▶ [Given exercise] Return each line of the data below exactly, omitting any pictures.

▶ [Data section]
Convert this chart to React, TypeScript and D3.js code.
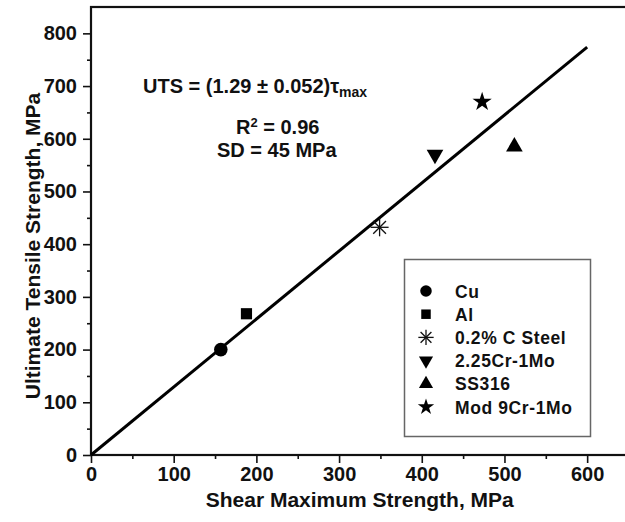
import React, { useEffect, useRef } from "react";
import * as d3 from "d3";

// materials (shear max strength, UTS)
const materials = ["Cu", "Al", "0.2% C Steel", "2.25Cr-1Mo", "SS316", "Mod 9Cr-1Mo"];
const shearValues = [157, 188, 349, 416, 512, 473];
const utsValues = [200, 268, 432, 570, 585, 670];
const markerKinds = ["circle", "square", "asterisk", "triDown", "triUp", "star"];

const fitSlope = 1.29;
const fitRange = [0, 600];

const xTicks = [0, 100, 200, 300, 400, 500, 600];
const yTicks = [0, 100, 200, 300, 400, 500, 600, 700, 800];

const W = 625, H = 522;
const FONT = "'Liberation Sans', Arial, Helvetica, sans-serif";

function drawMarker(g: any, kind: string, cx: number, cy: number, s: number) {
  if (kind === "asterisk") {
    const r = 9 * s;
    const a = g.append("g").attr("stroke", "#111").attr("stroke-width", 1.3);
    [0, 45, 90, 135].forEach((deg) => {
      const t = (deg * Math.PI) / 180;
      a.append("line")
        .attr("x1", cx - r * Math.cos(t)).attr("y1", cy - r * Math.sin(t))
        .attr("x2", cx + r * Math.cos(t)).attr("y2", cy + r * Math.sin(t));
    });
    return;
  }
  let sym: any = d3.symbolCircle, size = 145, rot = 0;
  if (kind === "square") { sym = d3.symbolSquare; size = 125; }
  if (kind === "triUp") { sym = d3.symbolTriangle; size = 120; }
  if (kind === "triDown") { sym = d3.symbolTriangle; size = 120; rot = 180; }
  if (kind === "star") { sym = d3.symbolStar; size = 115; }
  g.append("path")
    .attr("d", d3.symbol().type(sym).size(size * s * s)())
    .attr("transform", `translate(${cx},${cy}) rotate(${rot})`)
    .attr("fill", "#000");
}

function App() {
  const ref = useRef<SVGSVGElement | null>(null);

  useEffect(() => {
    const svg = d3.select(ref.current);
    svg.selectAll("*").remove();

    const x = d3.scaleLinear().domain([0, 650]).range([91, 628.5]);
    const y = d3.scaleLinear().domain([0, 850]).range([455, 7]);

    svg.append("rect").attr("width", W).attr("height", H).attr("fill", "#fff");

    // frame
    svg.append("rect")
      .attr("x", x(0)).attr("y", y(850))
      .attr("width", x(650) - x(0)).attr("height", y(0) - y(850))
      .attr("fill", "none").attr("stroke", "#111").attr("stroke-width", 2.2);

    // axes: minor then major ticks
    const xMinor = svg.append("g").attr("transform", `translate(0,${y(0)})`);
    xMinor.call(d3.axisBottom(x).tickValues(d3.range(50, 650, 100)).tickSize(4).tickFormat(() => ""));
    xMinor.select(".domain").remove();
    const xMajor = svg.append("g").attr("transform", `translate(0,${y(0)})`);
    xMajor.call(d3.axisBottom(x).tickValues(xTicks).tickSize(8).tickPadding(4).tickFormat(d3.format("d")));
    xMajor.select(".domain").remove();

    const yMinor = svg.append("g").attr("transform", `translate(${x(0)},0)`);
    yMinor.call(d3.axisLeft(y).tickValues(d3.range(50, 850, 100)).tickSize(4).tickFormat(() => ""));
    yMinor.select(".domain").remove();
    const yMajor = svg.append("g").attr("transform", `translate(${x(0)},0)`);
    yMajor.call(d3.axisLeft(y).tickValues(yTicks).tickSize(8).tickPadding(6).tickFormat(d3.format("d")));
    yMajor.select(".domain").remove();

    svg.selectAll(".tick line").attr("stroke", "#111").attr("stroke-width", 1.6);
    svg.selectAll(".tick text")
      .attr("fill", "#111").attr("font-family", FONT)
      .attr("font-size", 20).attr("font-weight", "bold");

    // fit line
    const line = d3.line<number>().x((d) => x(d)).y((d) => y(d * fitSlope));
    svg.append("path")
      .attr("d", line(fitRange))
      .attr("fill", "none").attr("stroke", "#000").attr("stroke-width", 3);

    // points
    const pts = svg.append("g");
    materials.forEach((m, i) => drawMarker(pts, markerKinds[i], x(shearValues[i]), y(utsValues[i]), 1));

    // annotation
    const ann = svg.append("g").attr("font-family", FONT).attr("font-weight", "bold")
      .attr("font-size", 20).attr("fill", "#111");
    const t1 = ann.append("text").attr("x", 143).attr("y", 93);
    t1.append("tspan").text("UTS = (1.29 ± 0.052)τ");
    t1.append("tspan").attr("font-size", 14).attr("dy", 4).text("max");
    const t2 = ann.append("text").attr("x", 236).attr("y", 134);
    t2.append("tspan").text("R");
    t2.append("tspan").attr("font-size", 13).attr("dy", -7).text("2");
    t2.append("tspan").attr("dy", 7).text(" = 0.96");
    ann.append("text").attr("x", 217).attr("y", 157).text("SD = 45 MPa");

    // legend
    const lg = svg.append("g");
    lg.append("rect").attr("x", 404.5).attr("y", 259.5).attr("width", 186).attr("height", 177)
      .attr("fill", "#fff").attr("stroke", "#666").attr("stroke-width", 1.5);
    materials.forEach((m, i) => {
      const cy = 291 + i * 23.2;
      drawMarker(lg, markerKinds[i], 426, cy, 0.85);
      lg.append("text").attr("x", 455).attr("y", cy + 6.5)
        .attr("font-family", FONT).attr("font-weight", "bold").attr("font-size", 17.5)
        .attr("letter-spacing", 0.6).attr("fill", "#111").text(m);
    });

    // axis titles
    svg.append("text")
      .attr("x", (x(0) + x(650)) / 2).attr("y", 507).attr("text-anchor", "middle")
      .attr("font-family", FONT).attr("font-weight", "bold").attr("font-size", 21)
      .attr("fill", "#111").text("Shear Maximum Strength, MPa");
    svg.append("text")
      .attr("transform", `translate(40,${(y(0) + y(850)) / 2 + 15}) rotate(-90)`)
      .attr("text-anchor", "middle")
      .attr("font-family", FONT).attr("font-weight", "bold").attr("font-size", 21)
      .attr("fill", "#111").text("Ultimate Tensile Strength, MPa");
  }, []);

  return (
    <svg ref={ref} width={W} height={H}
      style={{ position: "absolute", left: 0, top: 0, display: "block" }} />
  );
}

export default App;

▶ [Expected output]
Convert this chart to React, TypeScript and D3.js code.
import React, { useEffect, useRef } from "react";
import * as d3 from "d3";

// materials (shear max strength, UTS)
const materials = ["Cu", "Al", "0.2% C Steel", "2.25Cr-1Mo", "SS316", "Mod 9Cr-1Mo"];
const shearValues = [157, 188, 349, 416, 512, 473];
const utsValues = [200, 268, 432, 570, 585, 670];
const markerKinds = ["circle", "square", "asterisk", "triDown", "triUp", "star"];

const fitSlope = 1.29;
const fitRange = [0, 600];

const xTicks = [0, 100, 200, 300, 400, 500, 600];
const yTicks = [0, 100, 200, 300, 400, 500, 600, 700, 800];

const W = 625, H = 522;
const FONT = "'Liberation Sans', Arial, Helvetica, sans-serif";

function drawMarker(g: any, kind: string, cx: number, cy: number, s: number) {
  if (kind === "asterisk") {
    const r = 9 * s;
    const a = g.append("g").attr("stroke", "#111").attr("stroke-width", 1.3);
    [0, 45, 90, 135].forEach((deg) => {
      const t = (deg * Math.PI) / 180;
      a.append("line")
        .attr("x1", cx - r * Math.cos(t)).attr("y1", cy - r * Math.sin(t))
        .attr("x2", cx + r * Math.cos(t)).attr("y2", cy + r * Math.sin(t));
    });
    return;
  }
  let sym: any = d3.symbolCircle, size = 145, rot = 0;
  if (kind === "square") { sym = d3.symbolSquare; size = 125; }
  if (kind === "triUp") { sym = d3.symbolTriangle; size = 120; }
  if (kind === "triDown") { sym = d3.symbolTriangle; size = 120; rot = 180; }
  if (kind === "star") { sym = d3.symbolStar; size = 115; }
  g.append("path")
    .attr("d", d3.symbol().type(sym).size(size * s * s)())
    .attr("transform", `translate(${cx},${cy}) rotate(${rot})`)
    .attr("fill", "#000");
}

function App() {
  const ref = useRef<SVGSVGElement | null>(null);

  useEffect(() => {
    const svg = d3.select(ref.current);
    svg.selectAll("*").remove();

    const x = d3.scaleLinear().domain([0, 650]).range([91, 628.5]);
    const y = d3.scaleLinear().domain([0, 850]).range([455, 7]);

    svg.append("rect").attr("width", W).attr("height", H).attr("fill", "#fff");

    // frame
    svg.append("rect")
      .attr("x", x(0)).attr("y", y(850))
      .attr("width", x(650) - x(0)).attr("height", y(0) - y(850))
      .attr("fill", "none").attr("stroke", "#111").attr("stroke-width", 2.2);

    // axes: minor then major ticks
    const xMinor = svg.append("g").attr("transform", `translate(0,${y(0)})`);
    xMinor.call(d3.axisBottom(x).tickValues(d3.range(50, 650, 100)).tickSize(4).tickFormat(() => ""));
    xMinor.select(".domain").remove();
    const xMajor = svg.append("g").attr("transform", `translate(0,${y(0)})`);
    xMajor.call(d3.axisBottom(x).tickValues(xTicks).tickSize(8).tickPadding(4).tickFormat(d3.format("d")));
    xMajor.select(".domain").remove();

    const yMinor = svg.append("g").attr("transform", `translate(${x(0)},0)`);
    yMinor.call(d3.axisLeft(y).tickValues(d3.range(50, 850, 100)).tickSize(4).tickFormat(() => ""));
    yMinor.select(".domain").remove();
    const yMajor = svg.append("g").attr("transform", `translate(${x(0)},0)`);
    yMajor.call(d3.axisLeft(y).tickValues(yTicks).tickSize(8).tickPadding(6).tickFormat(d3.format("d")));
    yMajor.select(".domain").remove();

    svg.selectAll(".tick line").attr("stroke", "#111").attr("stroke-width", 1.6);
    svg.selectAll(".tick text")
      .attr("fill", "#111").attr("font-family", FONT)
      .attr("font-size", 20).attr("font-weight", "bold");

    // fit line
    const line = d3.line<number>().x((d) => x(d)).y((d) => y(d * fitSlope));
    svg.append("path")
      .attr("d", line(fitRange))
      .attr("fill", "none").attr("stroke", "#000").attr("stroke-width", 3);

    // points
    const pts = svg.append("g");
    materials.forEach((m, i) => drawMarker(pts, markerKinds[i], x(shearValues[i]), y(utsValues[i]), 1));

    // annotation
    const ann = svg.append("g").attr("font-family", FONT).attr("font-weight", "bold")
      .attr("font-size", 20).attr("fill", "#111");
    const t1 = ann.append("text").attr("x", 143).attr("y", 93);
    t1.append("tspan").text("UTS = (1.29 ± 0.052)τ");
    t1.append("tspan").attr("font-size", 14).attr("dy", 4).text("max");
    const t2 = ann.append("text").attr("x", 236).attr("y", 134);
    t2.append("tspan").text("R");
    t2.append("tspan").attr("font-size", 13).attr("dy", -7).text("2");
    t2.append("tspan").attr("dy", 7).text(" = 0.96");
    ann.append("text").attr("x", 217).attr("y", 157).text("SD = 45 MPa");

    // legend
    const lg = svg.append("g");
    lg.append("rect").attr("x", 404.5).attr("y", 259.5).attr("width", 186).attr("height", 177)
      .attr("fill", "#fff").attr("stroke", "#666").attr("stroke-width", 1.5);
    materials.forEach((m, i) => {
      const cy = 291 + i * 23.2;
      drawMarker(lg, markerKinds[i], 426, cy, 0.85);
      lg.append("text").attr("x", 455).attr("y", cy + 6.5)
        .attr("font-family", FONT).attr("font-weight", "bold").attr("font-size", 17.5)
        .attr("letter-spacing", 0.6).attr("fill", "#111").text(m);
    });

    // axis titles
    svg.append("text")
      .attr("x", (x(0) + x(650)) / 2).attr("y", 507).attr("text-anchor", "middle")
      .attr("font-family", FONT).attr("font-weight", "bold").attr("font-size", 21)
      .attr("fill", "#111").text("Shear Maximum Strength, MPa");
    svg.append("text")
      .attr("transform", `translate(40,${(y(0) + y(850)) / 2 + 15}) rotate(-90)`)
      .attr("text-anchor", "middle")
      .attr("font-family", FONT).attr("font-weight", "bold").attr("font-size", 21)
      .attr("fill", "#111").text("Ultimate Tensile Strength, MPa");
  }, []);

  return (
    <svg ref={ref} width={W} height={H}
      style={{ position: "absolute", left: 0, top: 0, display: "block" }} />
  );
}

export default App;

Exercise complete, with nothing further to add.